Crucially, “there is a separation between what the market is saying is interesting and what may well be interesting”, Schwartzman says. “There doesn’t seem to be a defining artist who has emerged with a vision to shift the paradigm of art and how we experience it since Matthew Barney [in the 1990s].”


These are different times, though. When Barney broke on to the scene, “talk mattered more than money—it’s not like he ever dominated the auctions and fairs”, says Felix Salmon, a finance journalist and senior editor at Fusion. “There was a difference then between whom we were talking about and where the money went. Those things have merged.” 


This shift makes it hard for today’s artists to receive recognition unless they become expensive. Making money from art is no bad thing, but “it has always been the case that you do not want to be swallowed whole by your patrons”, Robert Storr says. “Once you start to operate at a distance from your centre as an artist, then you’re really in trouble.” 


The dynamics have tilted in favour of the patrons. “There’s no doubt that collectors have taken control of the art world. Critics have taken a back seat,” says the art adviser Todd Levin, the director of the Levin Art Group. “There’s a breed of buyer that’s playing for history. They want to be recognised as the ones who made the discoveries.” The problem is that these tastes seem rather myopic. “Big, messy, abstract painting about individualism,” says Gabriel Pérez-Barreiro, the director and chief curator of the Colección Cisneros. “You don’t see this so much in Latin America, for example, where the market is weak. In the US, it’s hard for artists to navigate the pressures and the competition, especially when they pay so much to go to art schools,” he says. 


Metaphor for our times?


As it has expanded, the contemporary art world has become more fractured. This is potentially a good thing: it means that lots of different conversations are happening at once. “It’s not that there aren’t interesting artists producing challenging work,” Felix Salmon says. “It’s that certain factions have become too solipsistic to notice them.”

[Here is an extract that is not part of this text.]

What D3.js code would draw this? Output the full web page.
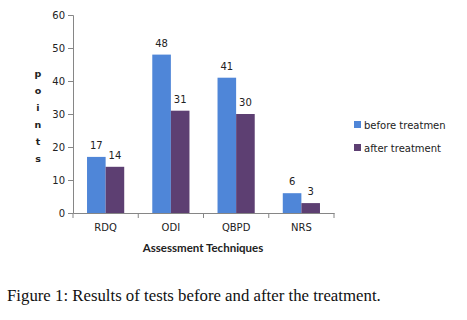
<!DOCTYPE html>
<html>
<head>
<meta charset="utf-8">
<script src="https://cdn.jsdelivr.net/npm/d3@7"></script>
<style>
    body { margin: 0; background: #fff; }
    #chart { width: 467px; height: 320px; }
</style>
</head>
<body>
<div id="chart"></div>
<script>
// data
let categories = ["RDQ", "ODI", "QBPD", "NRS"];
let seriesNames = ["before treatmen", "after treatment"];
let beforeValues = [17, 48, 41, 6];
let afterValues = [14, 31, 30, 3];
let yTicks = [0, 10, 20, 30, 40, 50, 60];

let colors = ["#4f86d8", "#5d3f72"];

let margin = {top: 15, left: 73};
let width = 261, height = 198;

let svg = d3.select("#chart").append("svg")
    .attr("width", 467)
    .attr("height", 320);

let g = svg.append("g")
    .attr("transform", "translate(" + margin.left + "," + margin.top + ")");

let x = d3.scaleBand()
    .domain(categories)
    .range([0, width])
    .paddingInner(0.43)
    .paddingOuter(0.215);

let x1 = d3.scaleBand()
    .domain([0, 1])
    .range([0, x.bandwidth()]);

let y = d3.scaleLinear()
    .domain([0, 60])
    .range([height, 0]);

// y axis
let yAxis = g.append("g")
    .call(d3.axisLeft(y).tickValues(yTicks).tickSize(5).tickPadding(3));
yAxis.select(".domain").attr("stroke", "#868686");
yAxis.selectAll(".tick line").attr("stroke", "#868686");
yAxis.selectAll("text").attr("font-family", "DejaVu Sans").attr("font-size", 10).attr("fill", "#222");

// x axis with ticks on category boundaries
let xAxis = g.append("g")
    .attr("transform", "translate(0," + height + ")")
    .call(d3.axisBottom(x).tickSize(0).tickPadding(11));
xAxis.select(".domain").attr("stroke", "#868686");
xAxis.selectAll("text").attr("font-family", "DejaVu Sans").attr("font-size", 10).attr("fill", "#222");
xAxis.selectAll(".boundary")
    .data(d3.range(categories.length + 1))
    .enter().append("line")
    .attr("x1", d => d * x.step())
    .attr("x2", d => d * x.step())
    .attr("y1", 0)
    .attr("y2", 5)
    .attr("stroke", "#868686");

let rows = categories.map((c, i) => ({cat: c, vals: [beforeValues[i], afterValues[i]]}));

let groups = g.selectAll(".grp")
    .data(rows)
    .enter().append("g")
    .attr("transform", d => "translate(" + x(d.cat) + ",0)");

groups.selectAll("rect")
    .data(d => d.vals.map((v, k) => ({v: v, k: k})))
    .enter().append("rect")
    .attr("x", d => x1(d.k))
    .attr("y", d => y(d.v))
    .attr("width", x1.bandwidth())
    .attr("height", d => height - y(d.v))
    .attr("fill", d => colors[d.k]);

groups.selectAll(".lbl")
    .data(d => d.vals.map((v, k) => ({v: v, k: k})))
    .enter().append("text")
    .attr("x", d => x1(d.k) + x1.bandwidth() / 2)
    .attr("y", d => y(d.v) - 8)
    .attr("text-anchor", "middle")
    .attr("font-family", "DejaVu Sans")
    .attr("font-size", 10)
    .attr("fill", "#222")
    .text(d => d.v);

// y title, letters stacked
let yTitle = "points".split("");
svg.selectAll(".ylet")
    .data(yTitle)
    .enter().append("text")
    .attr("x", 38)
    .attr("y", (d, i) => 77 + i * 17)
    .attr("text-anchor", "middle")
    .attr("font-family", "DejaVu Sans")
    .attr("font-weight", "bold")
    .attr("font-size", 9.5)
    .attr("fill", "#222")
    .text(d => d);

// x title
svg.append("text")
    .attr("x", 203)
    .attr("y", 252)
    .attr("text-anchor", "middle")
    .attr("font-family", "Lato")
    .attr("font-weight", "bold")
    .attr("font-size", 11.5)
    .attr("fill", "#222")
    .text("Assessment Techniques");

// legend
let legend = svg.selectAll(".leg")
    .data(seriesNames)
    .enter().append("g")
    .attr("transform", (d, i) => "translate(354," + (121 + i * 23) + ")");
legend.append("rect")
    .attr("width", 7)
    .attr("height", 7)
    .attr("fill", (d, i) => colors[i]);
legend.append("text")
    .attr("x", 10)
    .attr("y", 7.5)
    .attr("font-family", "DejaVu Sans")
    .attr("font-size", 10)
    .attr("fill", "#222")
    .text(d => d);

// caption
svg.append("text")
    .attr("x", 7)
    .attr("y", 301)
    .attr("font-family", "Liberation Serif")
    .attr("font-size", 16.8)
    .attr("fill", "#111")
    .text("Figure 1: Results of tests before and after the treatment.");
</script>
</body>
</html>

Some see the display by Christie’s of works in Jeff Koons’s “Celebration” series, which dominated the auctioneer’s New York entrance in 2013 and 2014, as a big, shiny book-end to an era. These works have helped to propel Koons to the dual position of the world’s most expensive living artist and a cultural phenomenon over the past 18 months: the internet is littered with selfies taken in front of his giant sculptures. “These images are about inflatable things that are physically impossible to deflate,” Storr says. “In that sense, they’re a metaphor for the market, in which people are trying to create [an] unbreakable model—and they will become inversely symbolic in time, because nothing is forever.”

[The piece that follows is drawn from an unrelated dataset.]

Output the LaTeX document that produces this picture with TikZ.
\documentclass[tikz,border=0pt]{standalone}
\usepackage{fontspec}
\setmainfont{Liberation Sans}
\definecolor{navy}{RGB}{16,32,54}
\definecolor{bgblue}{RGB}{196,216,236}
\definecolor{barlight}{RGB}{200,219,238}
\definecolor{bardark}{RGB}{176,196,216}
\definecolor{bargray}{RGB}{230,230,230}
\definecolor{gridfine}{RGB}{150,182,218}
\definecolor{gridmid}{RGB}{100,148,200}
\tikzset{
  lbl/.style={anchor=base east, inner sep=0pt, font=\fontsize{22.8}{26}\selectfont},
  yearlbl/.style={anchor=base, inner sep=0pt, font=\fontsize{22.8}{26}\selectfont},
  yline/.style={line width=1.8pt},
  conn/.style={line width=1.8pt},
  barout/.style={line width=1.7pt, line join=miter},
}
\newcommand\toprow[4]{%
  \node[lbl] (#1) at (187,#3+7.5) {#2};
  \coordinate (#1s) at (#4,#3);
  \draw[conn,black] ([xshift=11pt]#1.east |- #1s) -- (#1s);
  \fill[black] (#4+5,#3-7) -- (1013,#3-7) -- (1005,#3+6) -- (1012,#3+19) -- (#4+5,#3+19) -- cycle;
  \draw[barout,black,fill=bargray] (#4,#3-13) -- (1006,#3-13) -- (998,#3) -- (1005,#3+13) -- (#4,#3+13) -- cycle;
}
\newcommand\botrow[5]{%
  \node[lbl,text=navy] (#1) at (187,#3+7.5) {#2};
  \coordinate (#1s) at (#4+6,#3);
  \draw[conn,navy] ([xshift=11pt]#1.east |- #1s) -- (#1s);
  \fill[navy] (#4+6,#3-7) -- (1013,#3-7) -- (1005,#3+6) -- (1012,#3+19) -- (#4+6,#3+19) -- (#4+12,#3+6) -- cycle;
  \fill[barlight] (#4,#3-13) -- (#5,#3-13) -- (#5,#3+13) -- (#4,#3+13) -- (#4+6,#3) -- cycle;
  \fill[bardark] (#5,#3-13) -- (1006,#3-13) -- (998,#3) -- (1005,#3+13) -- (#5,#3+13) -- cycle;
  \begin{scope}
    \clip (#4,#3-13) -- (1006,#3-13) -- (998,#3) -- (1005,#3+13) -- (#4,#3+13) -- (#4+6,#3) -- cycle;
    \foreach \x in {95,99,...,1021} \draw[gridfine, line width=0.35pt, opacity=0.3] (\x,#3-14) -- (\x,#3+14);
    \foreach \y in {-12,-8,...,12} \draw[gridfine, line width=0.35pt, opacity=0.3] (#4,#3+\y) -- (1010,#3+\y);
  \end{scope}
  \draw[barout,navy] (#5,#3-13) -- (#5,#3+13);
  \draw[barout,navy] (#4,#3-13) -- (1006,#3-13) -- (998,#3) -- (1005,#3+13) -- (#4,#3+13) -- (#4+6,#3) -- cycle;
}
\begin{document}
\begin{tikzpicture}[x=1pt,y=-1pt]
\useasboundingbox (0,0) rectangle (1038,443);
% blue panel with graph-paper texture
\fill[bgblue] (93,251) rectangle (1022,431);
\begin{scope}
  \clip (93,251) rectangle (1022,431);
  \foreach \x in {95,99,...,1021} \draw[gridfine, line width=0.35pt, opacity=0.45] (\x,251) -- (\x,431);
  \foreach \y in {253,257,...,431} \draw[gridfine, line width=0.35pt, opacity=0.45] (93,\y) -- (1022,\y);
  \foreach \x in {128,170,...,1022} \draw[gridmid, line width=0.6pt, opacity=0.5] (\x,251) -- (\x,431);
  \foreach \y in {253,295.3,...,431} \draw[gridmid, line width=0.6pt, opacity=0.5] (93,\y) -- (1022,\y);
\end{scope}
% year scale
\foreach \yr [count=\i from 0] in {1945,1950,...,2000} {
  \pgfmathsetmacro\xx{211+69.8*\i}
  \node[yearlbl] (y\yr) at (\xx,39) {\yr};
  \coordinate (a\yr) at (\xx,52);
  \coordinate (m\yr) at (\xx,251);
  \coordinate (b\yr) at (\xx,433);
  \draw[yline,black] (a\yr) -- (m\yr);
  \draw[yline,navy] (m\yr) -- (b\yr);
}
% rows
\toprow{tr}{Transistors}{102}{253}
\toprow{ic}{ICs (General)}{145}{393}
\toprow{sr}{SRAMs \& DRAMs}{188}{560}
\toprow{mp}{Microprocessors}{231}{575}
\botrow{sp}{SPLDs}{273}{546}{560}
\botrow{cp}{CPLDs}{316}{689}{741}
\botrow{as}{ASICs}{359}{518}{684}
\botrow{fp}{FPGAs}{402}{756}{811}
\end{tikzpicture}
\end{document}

Perhaps the era is merely evolving, though, not ending: Koons has been held up as a poster boy for late-capitalist art for more than 30 years. “We think our situation is unique, but it was born in the 1980s,” says the curator Scott Rothkopf, who organised “Jeff Koons: a Retrospective” at New York’s Whitney Museum of American Art in 2014. “People thought the economic recession of 2008 would mark the end of an era for the art market, but it didn’t,” he says. “The social fabric of our country has not changed, and this age won’t end until there is much larger political and economic realignment on a global scale.” 

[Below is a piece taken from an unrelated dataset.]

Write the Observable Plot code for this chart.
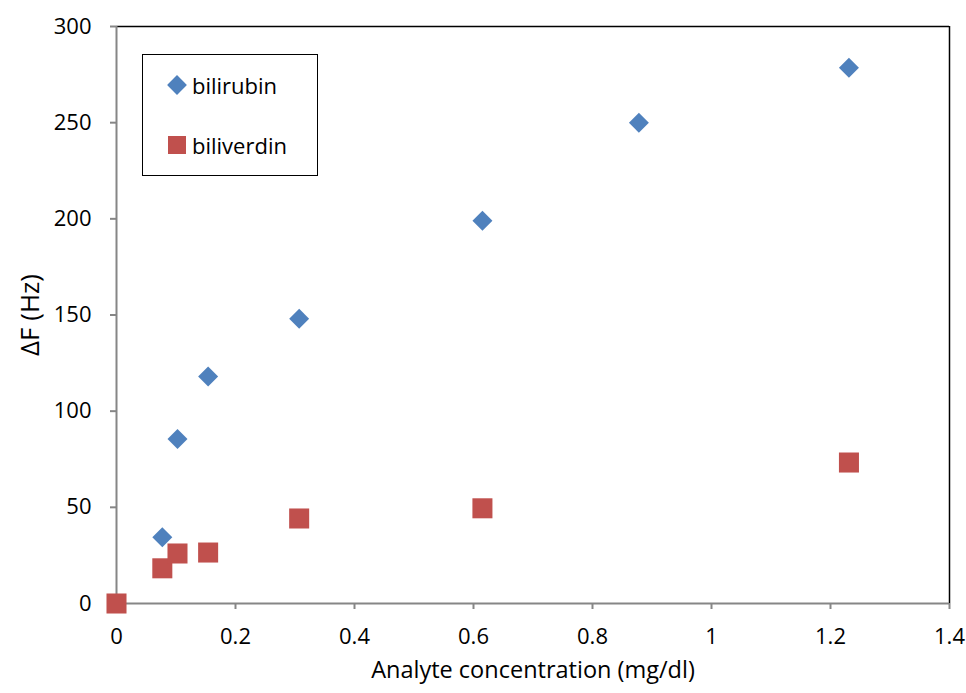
<!DOCTYPE html>
<html>
<head>
<meta charset="utf-8">
<script src="https://cdn.jsdelivr.net/npm/d3@7"></script>
<script src="https://cdn.jsdelivr.net/npm/@observablehq/plot@0.6"></script>
<style>
  html, body { margin: 0; padding: 0; background: #fff; }
  #wrap { position: relative; width: 966px; height: 693px; font-family: "Open Sans", Lato, sans-serif; }
  #legend { position: absolute; left: 142px; top: 54px; width: 176px; height: 122px; border: 1.5px solid #000; background: #fff; box-sizing: border-box; font-size: 22px; color: #000; }
  .li { position: absolute; left: 24px; display: flex; align-items: center; }
  .li svg { margin-right: 5px; }
</style>
</head>
<body>
<div id="wrap"></div>
<script>
const bilirubinX = [0.077, 0.1025, 0.154, 0.307, 0.615, 0.878, 1.231];
const bilirubinY = [34.5, 85.5, 118, 148, 199, 250, 278.5];
const biliverdinX = [0, 0.077, 0.1025, 0.154, 0.307, 0.615, 1.231];
const biliverdinY = [0, 18.3, 26, 26.5, 44.2, 49.5, 73.3];
const xTicks = [0, 0.2, 0.4, 0.6, 0.8, 1, 1.2, 1.4];
const yTicks = [0, 50, 100, 150, 200, 250, 300];
const seriesNames = ["bilirubin", "biliverdin"];
const colors = ["#4F81BD", "#C0504D"];
const xLabel = "Analyte concentration (mg/dl)";
const yLabel = "ΔF (Hz)";

const bilirubin = bilirubinX.map((x, i) => ({x, y: bilirubinY[i]}));
const biliverdin = biliverdinX.map((x, i) => ({x, y: biliverdinY[i]}));

const chart = Plot.plot({
  width: 966,
  height: 693,
  marginLeft: 116,
  marginRight: 17,
  marginTop: 26,
  marginBottom: 90,
  style: {fontFamily: '"Open Sans", Lato, sans-serif', fontSize: "22px", color: "#000", background: "#fff"},
  x: {domain: [0, 1.4], ticks: xTicks, tickFormat: d => String(d)},
  y: {domain: [0, 300], ticks: yTicks},
  marks: [
    Plot.ruleY([300], {stroke: "#000", strokeWidth: 1.5}),
    Plot.ruleX([1.4], {stroke: "#000", strokeWidth: 1.5}),
    Plot.ruleX([0], {stroke: "#868686", strokeWidth: 2}),
    Plot.ruleY([0], {stroke: "#868686", strokeWidth: 2}),
    Plot.axisX({ticks: xTicks, tickSize: 6, stroke: "#868686", strokeWidth: 2, tickPadding: 19, fontSize: 22, fill: "#000", label: null, tickFormat: d => String(d)}),
    Plot.axisY({ticks: yTicks, tickSize: 6, stroke: "#868686", strokeWidth: 2, tickPadding: 19, fontSize: 22, fill: "#000", label: null}),
    Plot.text([xLabel], {text: d => d, frameAnchor: "bottom", dy: 74, lineAnchor: "bottom", fontSize: 23.5, fill: "#000"}),
    Plot.text([yLabel], {text: d => d, frameAnchor: "left", dx: -86, rotate: -90, textAnchor: "middle", fontSize: 26, fill: "#000"}),
    Plot.dot(bilirubin, {x: "x", y: "y", symbol: "diamond2", r: 9, fill: colors[0], stroke: "none"}),
    Plot.dot(biliverdin, {x: "x", y: "y", symbol: "square", r: 11.3, fill: colors[1], stroke: "none"})
  ]
});
const wrap = document.getElementById("wrap");
wrap.appendChild(chart);

const legend = document.createElement("div");
legend.id = "legend";
legend.innerHTML = `
  <div class="li" style="top:15px"><svg width="20" height="20"><rect x="3" y="3" width="14" height="14" transform="rotate(45 10 10)" fill="${colors[0]}"/></svg>${seriesNames[0]}</div>
  <div class="li" style="top:75px"><svg width="20" height="20"><rect x="1" y="1" width="18" height="18" fill="${colors[1]}"/></svg>${seriesNames[1]}</div>`;
wrap.appendChild(legend);
</script>
</body>
</html>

Such upheaval could be imminent, Levin says. He points to the drastic slump in oil prices and the collapse of the Russian rouble in December, and to the contraction in Chinese manufacturing and currency volatility in the financial markets. “Should the contagion spread to the US economy, then it’s anybody’s guess as to how it will play out,” he says. “It is quite possible that the art market has reached a summit.”